Мои контрдоводы не иссякли, ибо череда их нескончаема, противопоказания подтверждаются беспрерывно. Однако и Ты передо мной беспрерывно (хотя Ты живой человек и, конечно, не можешь соперничать с ними в беспрерывности), я не могу противостоять надежде и все свои контрдоводы отбрасываю (правда, не могу умолчать, что происходит это в ясном осознании собственного ослепления). Ведь если подумать, письмо Твое мои контрдоводы ничуть не опровергает, просто Ты, руководствуясь чувством (чувством доброты, но и отдаленности, а еще, в хорошем смысле, ограниченностью Твоего опыта), превращаешь мои большие препятствия в «крохотные», исключительно в «крохотные», и надеешься, что у Тебя хватит мужества их преодолеть. Но разве я ждал от Тебя опровержений? Нет. Есть три варианта ответа: «Это невозможно, и потому я пока что этого не хочу», или: «Это невозможно, но я все-таки этого хочу». Твое письмо я истолковываю как третий вариант (хоть оно не вполне с этим вариантом совпадает, что весьма меня тревожит) и принимаю Тебя как свою суженую невесту. Однако сразу же после этого (не могу удержаться), хотя, возможно, в самый последний раз, говорю Тебе, что безумно страшусь нашего будущего и несчастья, которое в силу моей натуры и вины может проистечь из нашей совместной жизни и постигнет, в первую очередь и во всей тяжести, именно Тебя, потому что я в основе своей человек холодный, эгоистичный и бесчувственный, несмотря на всю свою слабость, которая эти качества скорее прикрывает, нежели смягчает.

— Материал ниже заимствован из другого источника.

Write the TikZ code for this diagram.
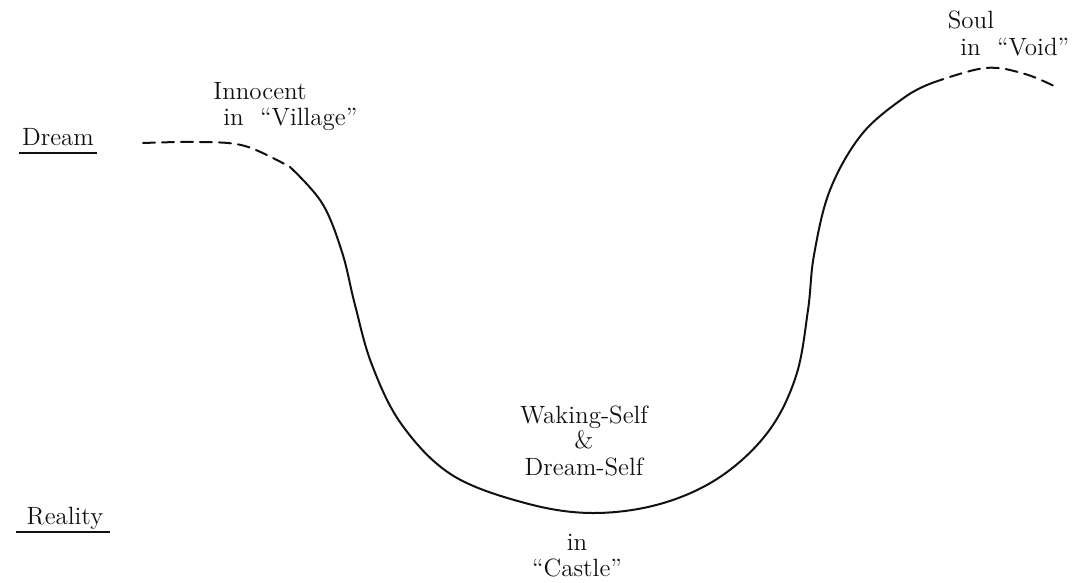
\documentclass[tikz,border=0pt]{standalone}
\usepackage{fontspec}
\usepackage{tikz}
\usetikzlibrary{positioning, calc}
\definecolor{ink}{HTML}{111111}

\begin{document}
\begin{tikzpicture}[
  x=0.5pt, y=-0.5pt,
  font=\fontsize{12.5}{13}\selectfont\addfontfeatures{LetterSpace=7}, text=ink,
  lbl/.style  ={anchor=base, inner sep=1pt},
  road/.style ={draw=ink, line width=1pt, line cap=round},
  haze/.style ={road, dash pattern=on 6pt off 3.5pt},
  rule/.style ={draw=ink, line width=0.9pt}
]
\useasboundingbox (0,0) rectangle (1087,583);

% the two levels on the left
\node[lbl] (dream) at (58,146) {Dream};
\node[lbl] (real)  at (65,524) {Reality};
\draw[rule] ($(dream.base west)+(-1,7)$) -- ($(dream.base east)+(1,7)$);
\draw[rule] ($(real.base west)+(-8,8)$) -- ($(real.base east)+(4,8)$);

% stations along the road
\node[lbl] (inno)  at (260,100) {Innocent};
\node[lbl, anchor=base west] (vill) at (221,126) {in\ \ ``Village''};
\node[lbl] (soul)  at (971,29)  {Soul};
\node[lbl, anchor=base west] (void) at (958,56) {in\ \ ``Void''};
\node[lbl] (wake)  at (584,423) {Waking-Self};
\node[lbl] (and)   at (584,448) {\&};
\node[lbl] (dself) at (584,475) {Dream-Self};
\node[lbl] (in)    at (577,550) {in};
\node[lbl] (cast)  at (577,576) {``Castle''};

% the road: dreaming, down into the waking world, up again
\draw[haze] plot[smooth, tension=0.6] coordinates
  {(143,143) (200,142) (245,146) (290,167)};
\draw[road] plot[smooth, tension=0.6] coordinates
  {(290,167) (322,203) (342,252) (355,305) (372,365) (402,425) (452,475)
   (525,503) (592,513) (660,504) (720,477) (768,432) (796,376) (808,310)
   (814,255) (830,190) (862,134) (905,97) (932,83)};
\draw[haze] plot[smooth, tension=0.6] coordinates
  {(932,83) (985,68) (1025,74) (1058,88)};
\end{tikzpicture}
\end{document}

Так что же мы предпримем первым делом, Фелиция? Хорошо, я напишу Твоим родителям. Но прежде я должен еще своим родителям все сказать. Уведомление это, пусть даже только из пяти фраз, будет самым пространным моим разговором с матерью за последние месяцы, а с отцом так и вовсе за годы. И приобретет благодаря этому торжественность, которая мне не мила. Я все им скажу лишь после того, как получу ответ на это письмо,
Что-то скажут Твои родители в ответ на мое письмо? По фотографии я представлял Твою мать иначе, но мой страх перед ней с этим никак не был связан, как не связан и с тем, что страх наряду с равнодушием вообще главное чувство, которое я испытываю к людям. Да я и всей Твоей семьи боялся (за исключением, быть может, Твоей сестры Эрны), я не стыжусь признаться в этом, потому что это столь же смешно, сколь и правда. Ведь я, если уж совсем начистоту, и своих родителей почти страшусь, отца так несомненно. Твоя мать к тому же была такая странная, во всем черном, печальная, неприступная, укоризненная, не спускающая глаз, даже среди своей семьи как чужая, а уж ко мне и подавно. Ее я боялся больше всех и, по-моему, от страха перед ней никогда не избавлюсь. А кроме того, я страшусь, что никому из Твоей семьи не понравлюсь, и что бы я ни сделал, им все будет не по душе, что в первом же письме к ним я напишу не то и не так, как им хочется, и как жених постоянно буду делать не то, что они полагают себя вправе от жениха ожидать, что моя любовь к Тебе, которую сторонний и даже родственный взгляд, возможно, никогда не в силах будет распознать, в их понимании не будет любовью и что недовольство это (а из недовольства вырастут досада, презрение, гнев) будет только усиливаться и, быть может, заразит даже Тебя, обратясь против меня и против них. У Тебя и на это хватит мужества?
3.07.1913[75]
Я написал Тебе все, Фелиция, что в момент писания просилось на перо. Это, конечно, еще не все, однако позволяет, если приглядеться, почти обо всем догадаться. И тем не менее Ты рискуешь пойти на это, Ты или безрассудно отважна, или более проникновенно предчувствуешь то, что владеет нами. В том, что Ты веришь мне, я более не сомневаюсь, хоть Ты и в сегодняшнем письме несколько уклончива (в переписке, если не прибегать к некоторому пережиму, трудно почувствовать друг друга). Я не сомневаюсь в том, что Ты веришь мне, иначе Ты не была бы той, которую я люблю, и мне бы пришлось во всем сомневаться. Нет, отныне мы вместе и беремся за руки, как положено. Ты еще помнишь мою длинную, костлявую руку с пальцами ребенка или обезьянки? И вот в эту руку Ты вкладываешь свою.